Sunday, September 9, 2012

Suicide or homicide?

One night, while we were in Mama Maria’s Pizzeria, waiting for the rain to stop, we watched in disgust the incident that happened in LRT 1. A woman jumped onto the railway and was hit by the train and was eventually killed. People who saw the incident said it was clearly a suicide. The train’s driver was, however, charged with reckless imprudence resulting in homicide.

My companions were upset. How come he was charged when the woman’s death was plainly not the driver's own doing? I said, “Well it’s ok. The real question is will he be convicted?”

I submit no; the accused is exempted from the criminal liability under Art. 12, paragraph 4, of the Revised Penal Code, which provides:

“Any person who, while performing a lawful act with due care, causes an injury by mere accident without fault or intention of causing it.”

Before such exempting circumstance can be validly invoked, the following elements must concur:

  1. The accused is performing a lawful act;

  2. The accused is performing the lawful act with due care;

  3. The accused causes an injury to another by mere accident; and

  4. The accused acted without fault or intention of causing it.


Now, let’s examine each element and see if they are present in the circumstance that surrounds the incident.

  1. The accused is performing a lawful act


Never has it been decreed in this country that to maneuver a train is unlawful. To the first element, check.

  1. The accused is performing the lawful act with due care


Unlike other vehicles, a train follows the railway. It can never overtake another vehicle, make a U-turn, or drift. And it only stops at its designated train stop. So to the second element, check.

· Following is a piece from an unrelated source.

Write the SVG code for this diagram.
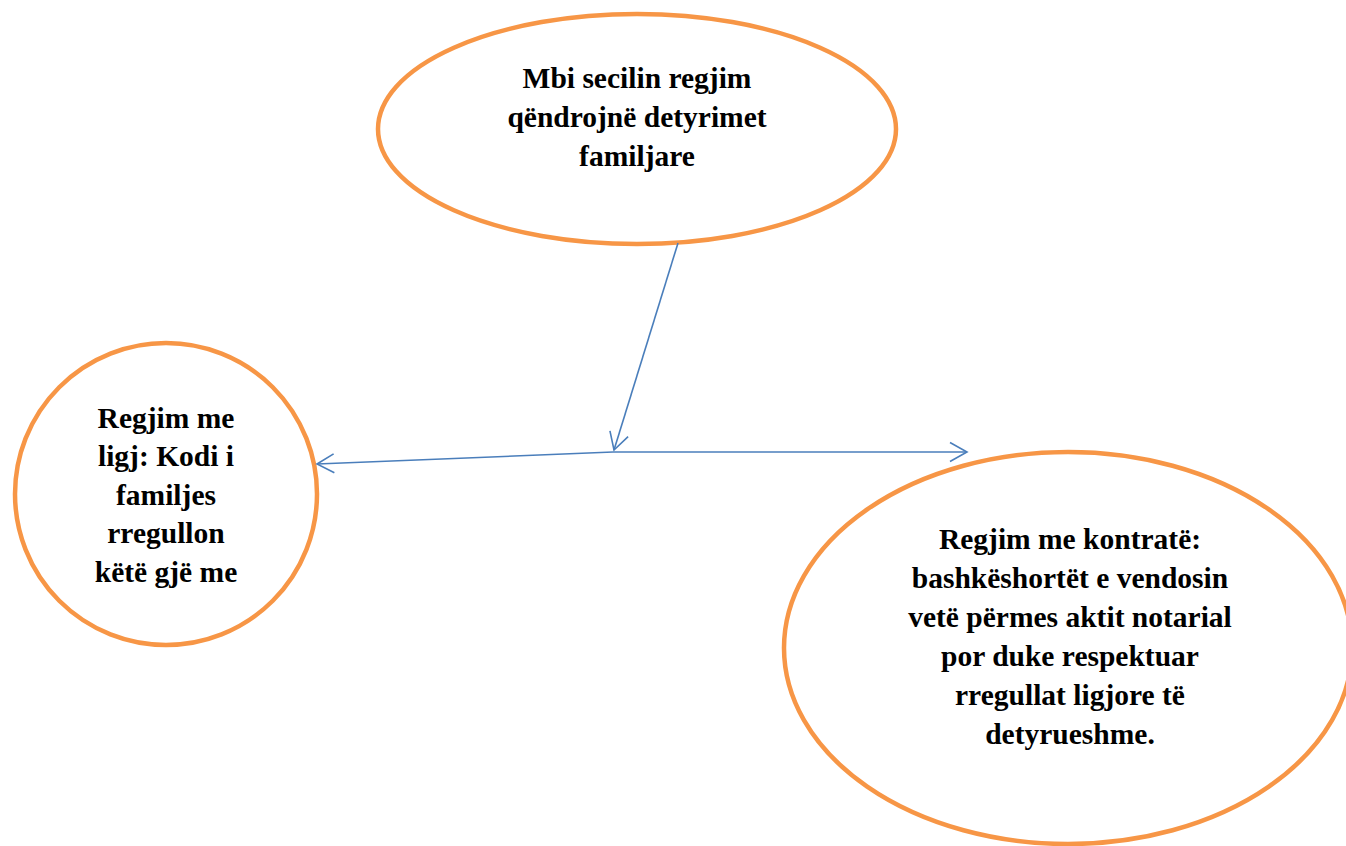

  1. The accused causes an injury to another by mere accident


What is an accident? “An accident is something that happens outside the sway of our will, and although it comes about through some act of our will, lies beyond the bounds of humanly foreseeable consequences.”

The train driver couldn’t have foreseen that someone will jump onto the railway because common sense has it that no man in his right mind would jump onto the railway and came out unscathed or alive.

  1. The accused acted without fault or intention of causing it


That the woman jumped onto the railway is no fault of the train driver. There is no way that he can prevent the woman from doing so. Neither is it his intention to hit the woman.

Therefore, having satisfied all the elements, the accused will most likely be exempted from criminal liability for the death of the woman.